Pro Views: Expert consensus remains bifurcated. Goldman Sachs argues we are in a "structural bull" market but warns that stock selection must now replace index beta. Conversely, Morgan Stanley remains focused on the "Equity Risk Premium," arguing that with yields at 4.29%, equity valuations remain stretched relative to the safety of fixed income.
⚠️ 7. Market Outlook & Core Conclusions
The current market regime is "Cautiously Bullish but Fragile." While the "Buy the Dip" crowd claimed a technical victory today, the lower-than-average institutional volume suggests a lack of deep-seated conviction. The bulls control the narrative for now, but the $100 oil mark remains a formidable bearish resistance point that could trigger a rapid reversal if the ceasefire falters.

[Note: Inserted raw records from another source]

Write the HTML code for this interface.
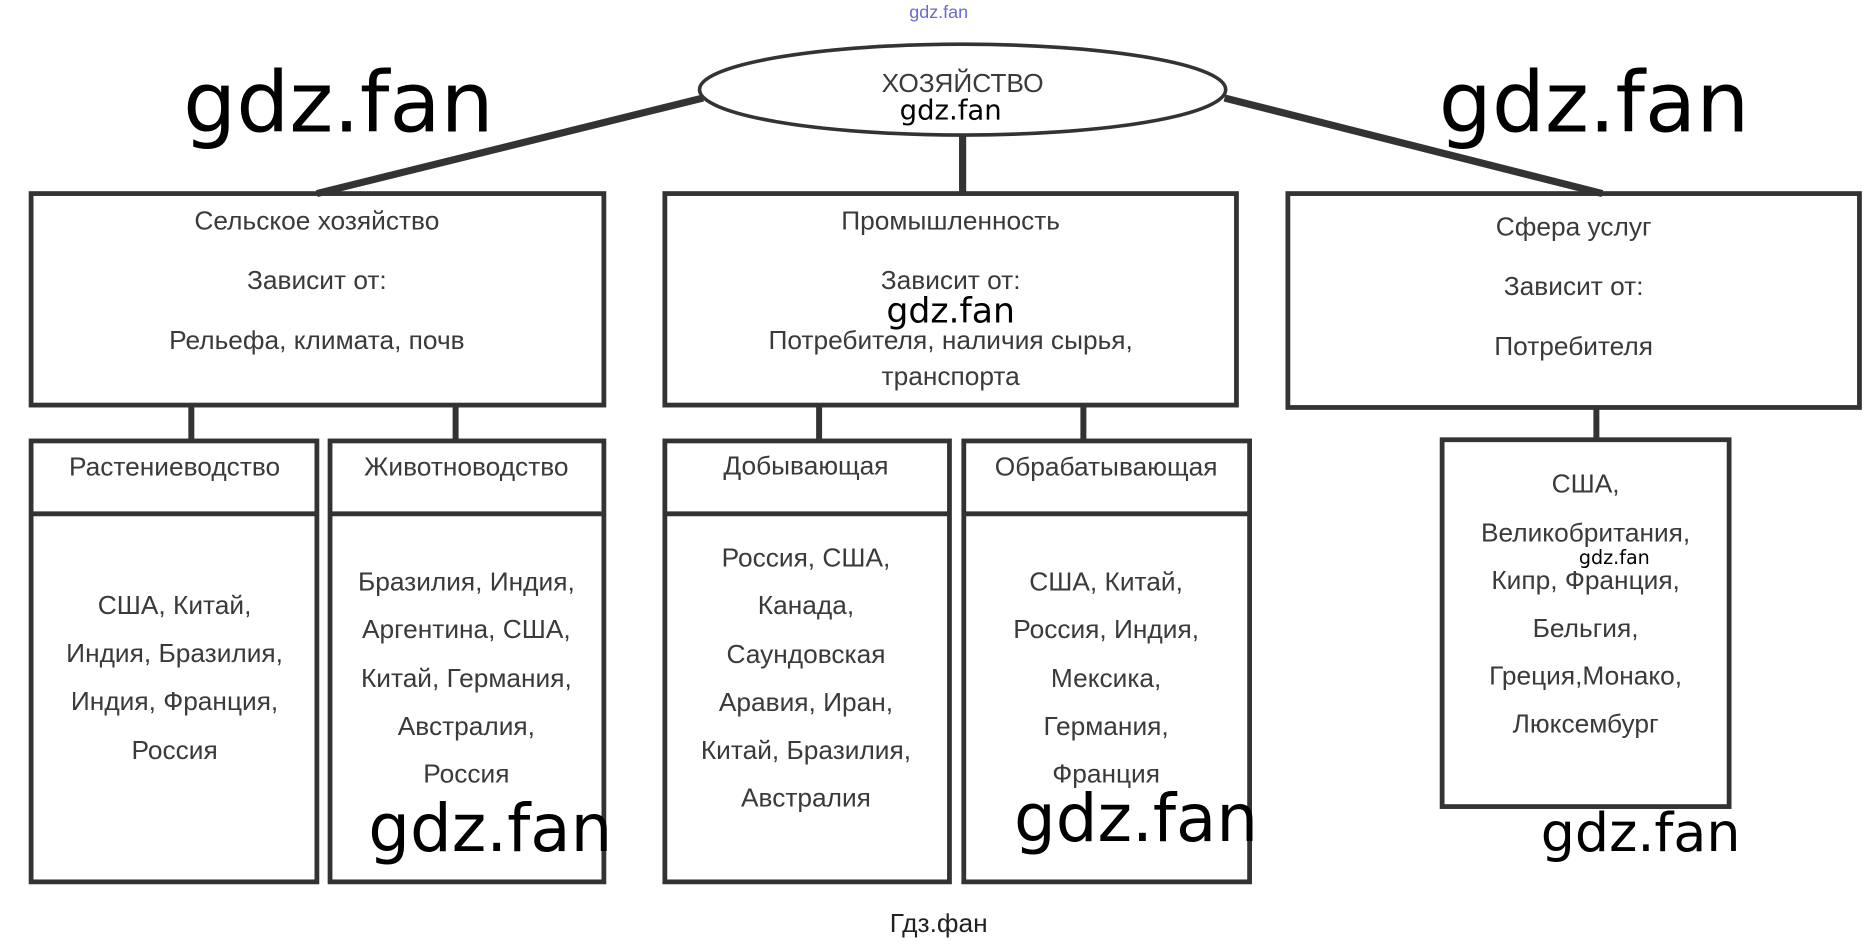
<!DOCTYPE html>
<html><head><meta charset="utf-8"><style>
html,body{margin:0;padding:0;background:#fff;}
svg{display:block;}
.t{font-family:"Liberation Sans",sans-serif;fill:#3a3a3a;font-size:22px;text-anchor:middle;}
.w{font-family:"DejaVu Sans","Liberation Sans",sans-serif;fill:#000;text-anchor:middle;}
</style></head><body>
<svg width="1875" height="944" viewBox="0 0 1568 790" preserveAspectRatio="none" xmlns="http://www.w3.org/2000/svg">
<rect width="1568" height="790" fill="#fff"/>
<g stroke="#333" fill="none">
<ellipse cx="805" cy="75" rx="220" ry="38" stroke-width="3"/>
<line x1="588" y1="82" x2="265" y2="162" stroke-width="6"/>
<line x1="805" y1="113" x2="805" y2="162" stroke-width="6"/>
<line x1="1024" y1="82" x2="1340" y2="162" stroke-width="6"/>
<g stroke-width="4">
<rect x="26" y="162" width="479" height="177"/>
<rect x="556" y="162" width="478" height="177"/>
<rect x="1077" y="162" width="478" height="179"/>
<rect x="26" y="369" width="239" height="369"/>
<line x1="26" y1="430" x2="265" y2="430"/>
<rect x="276" y="369" width="229" height="369"/>
<line x1="276" y1="430" x2="505" y2="430"/>
<rect x="556" y="369" width="238" height="369"/>
<line x1="556" y1="430" x2="794" y2="430"/>
<rect x="806" y="369" width="239" height="369"/>
<line x1="806" y1="430" x2="1045" y2="430"/>
<rect x="1206" y="368" width="240" height="307"/>
</g>
<g stroke-width="5">
<line x1="160" y1="339" x2="160" y2="369"/>
<line x1="381" y1="339" x2="381" y2="369"/>
<line x1="685" y1="339" x2="685" y2="369"/>
<line x1="906" y1="339" x2="906" y2="369"/>
<line x1="1335" y1="341" x2="1335" y2="368"/>
</g>
</g>
<text x="785" y="15" class="t" style="font-size:15px;fill:#6a6ad0">gdz.fan</text>
<text x="805" y="77" class="t">ХОЗЯЙСТВО</text>
<text x="795" y="100" class="w" style="font-size:23px">gdz.fan</text>
<text x="283" y="110" class="w" style="font-size:70px">gdz.fan</text>
<text x="1333" y="110" class="w" style="font-size:70px">gdz.fan</text>

<text x="265" y="192" class="t">Сельское хозяйство</text>
<text x="265" y="242" class="t">Зависит от:</text>
<text x="265" y="292" class="t">Рельефа, климата, почв</text>

<text x="795" y="192" class="t">Промышленность</text>
<text x="795" y="242" class="t">Зависит от:</text>
<text x="795" y="270" class="w" style="font-size:29px">gdz.fan</text>
<text x="795" y="292" class="t">Потребителя, наличия сырья,</text>
<text x="795" y="322" class="t">транспорта</text>

<text x="1316" y="197" class="t">Сфера услуг</text>
<text x="1316" y="247" class="t">Зависит от:</text>
<text x="1316" y="297" class="t">Потребителя</text>

<text x="146" y="398" class="t">Растениеводство</text>
<text x="390" y="398" class="t">Животноводство</text>
<text x="674" y="397" class="t">Добывающая</text>
<text x="925" y="398" class="t">Обрабатывающая</text>

<g class="t">
<text x="146" y="514">США, Китай,</text>
<text x="146" y="554">Индия, Бразилия,</text>
<text x="146" y="594">Индия, Франция,</text>
<text x="146" y="635">Россия</text>
</g>
<g class="t">
<text x="390" y="494">Бразилия, Индия,</text>
<text x="390" y="534">Аргентина, США,</text>
<text x="390" y="575">Китай, Германия,</text>
<text x="390" y="615">Австралия,</text>
<text x="390" y="655">Россия</text>
</g>
<g class="t">
<text x="674" y="474">Россия, США,</text>
<text x="674" y="514">Канада,</text>
<text x="674" y="555">Саундовская</text>
<text x="674" y="595">Аравия, Иран,</text>
<text x="674" y="635">Китай, Бразилия,</text>
<text x="674" y="675">Австралия</text>
</g>
<g class="t">
<text x="925" y="494">США, Китай,</text>
<text x="925" y="534">Россия, Индия,</text>
<text x="925" y="575">Мексика,</text>
<text x="925" y="615">Германия,</text>
<text x="925" y="655">Франция</text>
</g>
<g class="t">
<text x="1326" y="412">США,</text>
<text x="1326" y="453">Великобритания,</text>
<text x="1326" y="493">Кипр, Франция,</text>
<text x="1326" y="533">Бельгия,</text>
<text x="1326" y="573">Греция,Монако,</text>
<text x="1326" y="613">Люксембург</text>
</g>
<text x="1350" y="472" class="w" style="font-size:16px">gdz.fan</text>
<text x="410" y="712" class="w" style="font-size:55px">gdz.fan</text>
<text x="950" y="704" class="w" style="font-size:55px">gdz.fan</text>
<text x="1372" y="712" class="w" style="font-size:45px">gdz.fan</text>
<text x="785" y="780" class="t" style="fill:#222">Гдз.фан</text>
</svg>
</body></html>
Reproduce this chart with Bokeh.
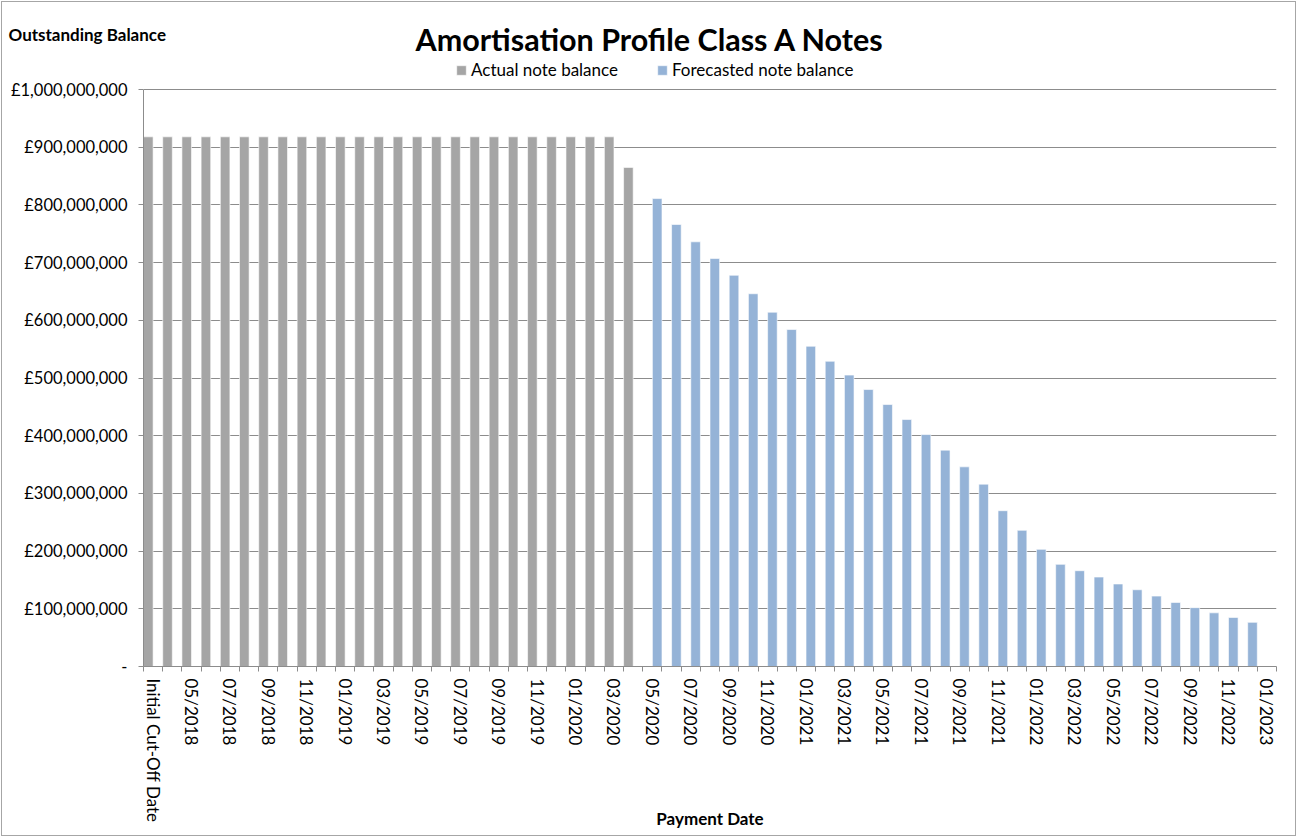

- Consumer Sentiment Data (10 AM ET): The ultimate test of whether high fuel costs are finally eroding the American consumer's "resilience."
- March CPI Report: The definitive data point that will either validate or dismantle the current "April Ascent."
- Regional Fed Speak: Scheduled comments will be scrutinized for any dovish pivot regarding the June FOMC meeting.
Closing Thought: The ceasefire and PPI data provided the market with "oxygen," but the fundamental bottlenecks—high yields, restricted transit through Hormuz, and sticky inflation—remain. We favor quality, cash-generative cyclicals and defense/industrials, but the Druckenmiller "October Surprise" hedges suggest that maintaining a "war chest" of volatility protection is the only prudent institutional path forward.